April 2015 |
150401 |
ENERGIE-CHRONIK |
Mit dieser Grafik illustriert die EU-Kommission die drei wesentlichen Gründe, weshalb sie befürchtet, daß Gazprom seine marktbeherrschende Stellung in Zentral- und Osteuropa mißbrauchen "könnte". Was sie vorsichtshalber im Konjunktiv formuliert, ist freilich längst Realität. |
Die EU-Kommission ist der Ansicht, daß Gazprom eine umfassende Strategie zur Abschottung der mittel- und osteuropäischen Gasmärkte verfolgt. Wie sie am 22. April mitteilte, hat sie dem russischen Staatsunternehmen die Beschwerdepunkte jetzt schriftlich mitgeteilt. Es hat zwölf Wochen Zeit, um dazu Stellung zu nehmen. Falls die Kommission weiterhin der Ansicht ist, daß es mit seinem Geschäftsgebaren die EU-Kartellvorschriften verletzt, drohen ihm entsprechende Auflagen und eine Geldbuße von bis zu zehn Prozent des Jahresumsatzes. Gegenwärtig wären das 6,9 Milliarden Euro. Es bleibt jedoch ins Ermessen der Kommission gestellt, wie hoch die Buße tatsächlich ausfällt. Ebenso bestimmt sie selber über den Zeitpunkt, zu dem sie ihre abschließende Entscheidung trifft.
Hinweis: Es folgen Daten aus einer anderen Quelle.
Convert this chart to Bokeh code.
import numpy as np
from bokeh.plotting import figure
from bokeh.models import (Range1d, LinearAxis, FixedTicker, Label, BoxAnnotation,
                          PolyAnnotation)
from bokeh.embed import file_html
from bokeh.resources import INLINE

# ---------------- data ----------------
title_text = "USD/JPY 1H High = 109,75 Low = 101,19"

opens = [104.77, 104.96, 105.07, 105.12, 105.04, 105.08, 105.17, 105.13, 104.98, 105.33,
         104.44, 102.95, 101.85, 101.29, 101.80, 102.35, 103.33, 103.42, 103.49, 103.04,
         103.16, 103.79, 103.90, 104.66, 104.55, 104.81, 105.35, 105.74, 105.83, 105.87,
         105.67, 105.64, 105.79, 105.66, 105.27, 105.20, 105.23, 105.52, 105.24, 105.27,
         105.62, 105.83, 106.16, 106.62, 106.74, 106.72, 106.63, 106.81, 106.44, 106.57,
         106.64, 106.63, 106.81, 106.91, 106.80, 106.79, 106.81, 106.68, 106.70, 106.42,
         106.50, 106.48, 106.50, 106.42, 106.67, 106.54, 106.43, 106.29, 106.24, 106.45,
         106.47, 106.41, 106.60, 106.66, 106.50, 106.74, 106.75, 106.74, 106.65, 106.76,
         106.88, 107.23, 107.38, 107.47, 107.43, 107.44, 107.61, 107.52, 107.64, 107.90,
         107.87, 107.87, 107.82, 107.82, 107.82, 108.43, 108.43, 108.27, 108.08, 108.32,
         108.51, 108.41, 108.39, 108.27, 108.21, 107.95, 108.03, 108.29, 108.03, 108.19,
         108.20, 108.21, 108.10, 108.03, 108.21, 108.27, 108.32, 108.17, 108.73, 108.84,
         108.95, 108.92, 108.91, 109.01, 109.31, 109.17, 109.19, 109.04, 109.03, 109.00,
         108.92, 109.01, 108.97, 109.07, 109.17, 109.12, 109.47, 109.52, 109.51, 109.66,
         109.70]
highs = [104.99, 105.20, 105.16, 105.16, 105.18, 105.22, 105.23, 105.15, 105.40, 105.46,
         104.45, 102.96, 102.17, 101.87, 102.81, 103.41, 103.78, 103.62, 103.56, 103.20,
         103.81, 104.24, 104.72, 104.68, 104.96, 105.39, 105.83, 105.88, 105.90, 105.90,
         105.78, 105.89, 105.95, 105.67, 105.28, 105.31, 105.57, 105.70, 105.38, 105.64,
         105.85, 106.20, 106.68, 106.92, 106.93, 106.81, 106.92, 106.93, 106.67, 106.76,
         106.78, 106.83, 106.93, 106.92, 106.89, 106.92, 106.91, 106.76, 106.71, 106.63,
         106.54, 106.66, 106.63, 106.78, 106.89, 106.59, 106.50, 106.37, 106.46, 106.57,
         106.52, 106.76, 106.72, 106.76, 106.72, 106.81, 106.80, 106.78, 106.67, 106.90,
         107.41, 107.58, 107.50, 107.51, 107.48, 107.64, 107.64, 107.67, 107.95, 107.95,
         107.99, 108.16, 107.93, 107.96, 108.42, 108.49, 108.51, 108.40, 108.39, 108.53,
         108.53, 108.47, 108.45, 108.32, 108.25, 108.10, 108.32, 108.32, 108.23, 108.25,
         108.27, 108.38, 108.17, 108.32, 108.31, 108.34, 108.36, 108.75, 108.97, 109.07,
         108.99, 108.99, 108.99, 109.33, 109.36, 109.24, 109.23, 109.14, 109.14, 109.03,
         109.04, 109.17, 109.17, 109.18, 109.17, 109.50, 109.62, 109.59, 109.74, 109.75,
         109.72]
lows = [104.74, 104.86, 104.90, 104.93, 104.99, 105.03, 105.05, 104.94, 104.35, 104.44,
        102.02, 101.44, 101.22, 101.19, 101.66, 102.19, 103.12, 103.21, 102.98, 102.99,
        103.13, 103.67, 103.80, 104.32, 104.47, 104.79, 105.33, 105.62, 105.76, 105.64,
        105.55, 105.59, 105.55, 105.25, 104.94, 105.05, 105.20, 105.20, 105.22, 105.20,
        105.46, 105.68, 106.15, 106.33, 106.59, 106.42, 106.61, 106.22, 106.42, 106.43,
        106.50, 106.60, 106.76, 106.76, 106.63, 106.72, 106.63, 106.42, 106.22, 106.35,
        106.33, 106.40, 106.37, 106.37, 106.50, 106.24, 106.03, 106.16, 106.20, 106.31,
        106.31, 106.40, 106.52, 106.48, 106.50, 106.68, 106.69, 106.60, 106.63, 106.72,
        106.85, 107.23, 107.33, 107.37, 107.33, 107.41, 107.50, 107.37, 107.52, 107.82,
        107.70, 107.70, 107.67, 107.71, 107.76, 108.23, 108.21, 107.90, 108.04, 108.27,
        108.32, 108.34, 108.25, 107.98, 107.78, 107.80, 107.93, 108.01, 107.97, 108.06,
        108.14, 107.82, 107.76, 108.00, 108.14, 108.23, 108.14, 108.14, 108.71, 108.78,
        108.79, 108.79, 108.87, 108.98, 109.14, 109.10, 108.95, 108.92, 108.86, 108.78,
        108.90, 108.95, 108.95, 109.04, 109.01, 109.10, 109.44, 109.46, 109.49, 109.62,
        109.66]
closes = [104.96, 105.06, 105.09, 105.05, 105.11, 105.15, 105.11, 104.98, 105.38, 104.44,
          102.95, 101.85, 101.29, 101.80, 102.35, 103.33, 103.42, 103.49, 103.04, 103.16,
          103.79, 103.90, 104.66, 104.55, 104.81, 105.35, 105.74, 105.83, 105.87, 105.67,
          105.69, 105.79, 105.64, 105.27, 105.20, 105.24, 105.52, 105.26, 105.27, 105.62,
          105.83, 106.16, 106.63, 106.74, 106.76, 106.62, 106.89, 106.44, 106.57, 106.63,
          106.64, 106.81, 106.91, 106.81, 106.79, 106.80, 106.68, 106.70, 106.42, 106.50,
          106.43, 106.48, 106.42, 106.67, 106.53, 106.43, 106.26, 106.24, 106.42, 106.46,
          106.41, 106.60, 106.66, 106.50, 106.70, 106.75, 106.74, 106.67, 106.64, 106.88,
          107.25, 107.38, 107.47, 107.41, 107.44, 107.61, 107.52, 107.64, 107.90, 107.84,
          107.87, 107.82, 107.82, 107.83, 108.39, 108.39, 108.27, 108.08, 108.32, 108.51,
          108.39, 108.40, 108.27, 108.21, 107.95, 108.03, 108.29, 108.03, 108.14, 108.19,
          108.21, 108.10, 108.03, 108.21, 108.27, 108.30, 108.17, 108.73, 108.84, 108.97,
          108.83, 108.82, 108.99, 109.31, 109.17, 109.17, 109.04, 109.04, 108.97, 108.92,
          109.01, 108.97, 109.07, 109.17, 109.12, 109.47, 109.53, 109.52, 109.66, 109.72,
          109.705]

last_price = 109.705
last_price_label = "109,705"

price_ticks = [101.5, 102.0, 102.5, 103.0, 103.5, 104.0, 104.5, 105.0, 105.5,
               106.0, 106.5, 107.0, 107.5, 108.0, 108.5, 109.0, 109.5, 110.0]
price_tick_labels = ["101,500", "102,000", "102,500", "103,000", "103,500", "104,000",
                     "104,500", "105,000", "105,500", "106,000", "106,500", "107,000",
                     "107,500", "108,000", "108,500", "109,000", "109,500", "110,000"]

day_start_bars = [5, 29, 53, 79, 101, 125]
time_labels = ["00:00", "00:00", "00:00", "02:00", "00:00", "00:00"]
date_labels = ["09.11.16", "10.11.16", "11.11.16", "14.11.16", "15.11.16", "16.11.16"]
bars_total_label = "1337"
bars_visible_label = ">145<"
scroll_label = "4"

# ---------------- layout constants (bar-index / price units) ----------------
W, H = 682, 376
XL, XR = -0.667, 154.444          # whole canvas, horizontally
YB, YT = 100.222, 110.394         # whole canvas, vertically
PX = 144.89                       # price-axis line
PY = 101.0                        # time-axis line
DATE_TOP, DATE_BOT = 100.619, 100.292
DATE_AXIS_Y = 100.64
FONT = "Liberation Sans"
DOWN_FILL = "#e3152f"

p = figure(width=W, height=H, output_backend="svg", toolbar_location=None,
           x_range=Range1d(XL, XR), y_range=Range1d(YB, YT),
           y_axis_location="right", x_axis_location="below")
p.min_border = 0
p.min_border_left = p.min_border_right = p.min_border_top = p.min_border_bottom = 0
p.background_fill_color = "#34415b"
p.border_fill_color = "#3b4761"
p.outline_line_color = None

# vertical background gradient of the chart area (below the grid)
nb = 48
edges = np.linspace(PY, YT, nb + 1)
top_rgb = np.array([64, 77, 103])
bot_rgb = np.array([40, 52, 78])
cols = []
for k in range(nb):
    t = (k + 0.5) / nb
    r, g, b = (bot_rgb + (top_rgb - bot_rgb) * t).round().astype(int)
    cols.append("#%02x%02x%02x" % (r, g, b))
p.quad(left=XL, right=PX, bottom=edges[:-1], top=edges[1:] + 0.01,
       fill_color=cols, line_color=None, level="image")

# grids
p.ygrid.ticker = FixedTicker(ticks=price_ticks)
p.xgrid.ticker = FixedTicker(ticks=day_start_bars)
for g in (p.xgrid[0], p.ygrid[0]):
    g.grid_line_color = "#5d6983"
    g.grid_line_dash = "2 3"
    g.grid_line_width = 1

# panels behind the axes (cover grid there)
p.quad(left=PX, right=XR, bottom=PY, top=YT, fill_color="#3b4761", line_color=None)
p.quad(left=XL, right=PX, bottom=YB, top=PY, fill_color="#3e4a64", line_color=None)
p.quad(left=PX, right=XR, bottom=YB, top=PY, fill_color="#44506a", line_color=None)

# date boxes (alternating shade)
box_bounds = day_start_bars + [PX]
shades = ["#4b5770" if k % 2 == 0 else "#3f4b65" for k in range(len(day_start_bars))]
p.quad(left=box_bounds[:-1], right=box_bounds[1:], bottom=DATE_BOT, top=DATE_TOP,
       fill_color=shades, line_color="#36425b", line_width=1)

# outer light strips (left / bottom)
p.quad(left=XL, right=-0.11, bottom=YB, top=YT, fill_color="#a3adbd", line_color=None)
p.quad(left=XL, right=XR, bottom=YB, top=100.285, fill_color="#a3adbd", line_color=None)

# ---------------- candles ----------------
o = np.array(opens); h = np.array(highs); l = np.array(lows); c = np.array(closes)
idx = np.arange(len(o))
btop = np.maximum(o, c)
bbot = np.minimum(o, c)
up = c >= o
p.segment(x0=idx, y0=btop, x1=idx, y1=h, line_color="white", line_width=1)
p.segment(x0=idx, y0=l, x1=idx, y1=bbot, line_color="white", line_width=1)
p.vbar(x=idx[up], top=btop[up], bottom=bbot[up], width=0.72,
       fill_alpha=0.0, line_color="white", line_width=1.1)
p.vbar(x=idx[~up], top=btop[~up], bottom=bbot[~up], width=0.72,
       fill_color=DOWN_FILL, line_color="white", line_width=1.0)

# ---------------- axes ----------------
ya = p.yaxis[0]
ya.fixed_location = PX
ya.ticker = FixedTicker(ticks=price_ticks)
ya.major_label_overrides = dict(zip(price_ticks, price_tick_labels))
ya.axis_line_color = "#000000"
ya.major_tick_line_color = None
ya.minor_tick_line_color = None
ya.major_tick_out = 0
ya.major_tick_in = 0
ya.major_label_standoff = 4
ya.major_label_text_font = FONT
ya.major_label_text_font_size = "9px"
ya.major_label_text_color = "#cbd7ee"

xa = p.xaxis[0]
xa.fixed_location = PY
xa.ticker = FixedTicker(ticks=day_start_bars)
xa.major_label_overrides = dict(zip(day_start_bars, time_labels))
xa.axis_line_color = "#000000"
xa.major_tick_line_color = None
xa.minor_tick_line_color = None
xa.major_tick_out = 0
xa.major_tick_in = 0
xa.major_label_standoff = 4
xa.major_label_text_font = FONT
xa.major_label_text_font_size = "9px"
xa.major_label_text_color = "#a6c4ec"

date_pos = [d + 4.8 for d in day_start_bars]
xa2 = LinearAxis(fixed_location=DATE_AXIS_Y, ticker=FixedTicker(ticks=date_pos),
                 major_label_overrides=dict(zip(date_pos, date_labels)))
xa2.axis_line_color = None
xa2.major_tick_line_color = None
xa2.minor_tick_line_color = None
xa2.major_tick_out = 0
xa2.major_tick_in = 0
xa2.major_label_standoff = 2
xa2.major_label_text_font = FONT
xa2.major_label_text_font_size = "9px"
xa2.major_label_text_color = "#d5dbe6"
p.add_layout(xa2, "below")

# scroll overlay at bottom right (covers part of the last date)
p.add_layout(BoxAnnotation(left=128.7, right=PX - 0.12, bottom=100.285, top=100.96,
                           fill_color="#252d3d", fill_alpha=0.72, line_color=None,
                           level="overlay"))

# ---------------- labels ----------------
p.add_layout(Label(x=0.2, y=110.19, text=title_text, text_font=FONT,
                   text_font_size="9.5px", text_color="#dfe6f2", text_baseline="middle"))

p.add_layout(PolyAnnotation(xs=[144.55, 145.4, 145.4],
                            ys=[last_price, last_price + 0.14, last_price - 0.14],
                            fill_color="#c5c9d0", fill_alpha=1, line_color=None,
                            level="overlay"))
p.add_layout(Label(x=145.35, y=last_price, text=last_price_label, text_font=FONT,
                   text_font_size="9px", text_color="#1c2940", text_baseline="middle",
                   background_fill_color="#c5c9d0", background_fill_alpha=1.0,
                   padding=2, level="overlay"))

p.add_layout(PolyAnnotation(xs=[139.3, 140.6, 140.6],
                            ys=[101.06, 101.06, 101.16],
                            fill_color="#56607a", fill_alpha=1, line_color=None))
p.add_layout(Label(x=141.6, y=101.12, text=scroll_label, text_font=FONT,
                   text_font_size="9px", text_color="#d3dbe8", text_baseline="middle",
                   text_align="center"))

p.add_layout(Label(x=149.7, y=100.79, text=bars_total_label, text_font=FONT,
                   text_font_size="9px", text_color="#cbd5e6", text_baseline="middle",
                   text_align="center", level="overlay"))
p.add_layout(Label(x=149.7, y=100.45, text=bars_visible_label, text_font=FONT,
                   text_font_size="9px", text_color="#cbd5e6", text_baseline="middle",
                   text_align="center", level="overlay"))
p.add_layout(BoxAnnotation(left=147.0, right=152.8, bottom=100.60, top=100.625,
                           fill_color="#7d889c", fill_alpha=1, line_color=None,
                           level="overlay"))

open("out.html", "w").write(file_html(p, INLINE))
Die Mitteilung der Beschwerdepunkte ist ein förmlicher Schritt bei der Untersuchung mutmaßlicher Verstöße gegen die EU-Kartellvorschriften. In diesem Fall geht es um das Kartellverfahren, das die Kommission am 31. August 2012 gegen Gazprom eingeleitet hat (120905). Ein Jahr zuvor hatte sie eine Razzia bei den europäischen Gazprom-Töchtern und deren Vertragspartnern durchgeführt, wobei die Suche nach Beweismaterial anscheinend erfolgreich war (110902).
Die Kommission legt Wert darauf, daß es sich um ein wettbewerbsrechtliches Verfahren handelt, das vor der Ukraine-Krise eingeleitet wurde. Die für Wettbewerbspolitik zuständige EU-Kommissarin Margrethe Vestager betonte in diesem Sinne: "Alle Unternehmen, die auf dem europäischen Markt tätig sind – unabhängig davon, ob es sich dabei um europäische Unternehmen handelt oder nicht – müssen die EU-Vorschriften einhalten." Dennoch wäre es naiv, den Verlauf und Ausgang des Kartellverfahrens isoliert vom politischen Hintergrund und der neuerdings im Rahmen der "Energieunion" gefaßten Beschlüsse (150303) zu betrachten. Die nun unmittelbar drohende Ahndung der seit langem bekannten Praktiken von Gazprom ist Teil der Verhandlungsspielmasse im aktuellen Konflikt zwischen Brüssel und Moskau.
Nach den bisherigen Feststellungen der Kommission ist Gazprom in acht EU-Mitgliedsstaaten nicht nur marktbeherrschender Erdgaslieferant, sondern verfolgt eine umfassende Strategie zur Behinderung des Wettbewerbs auf den Gasversorgungsmärkten. Es handelt sich dabei um Bulgarien, Tschechische Republik, Estland, Ungarn, Lettland, Litauen, Polen und Slowakei. Das Unternehmen mißbraucht damit seine marktbeherrschende Stellung und verstoße gegen Artikel 102 des Vertrags über die Arbeitsweise der Europäischen Union (AEUV).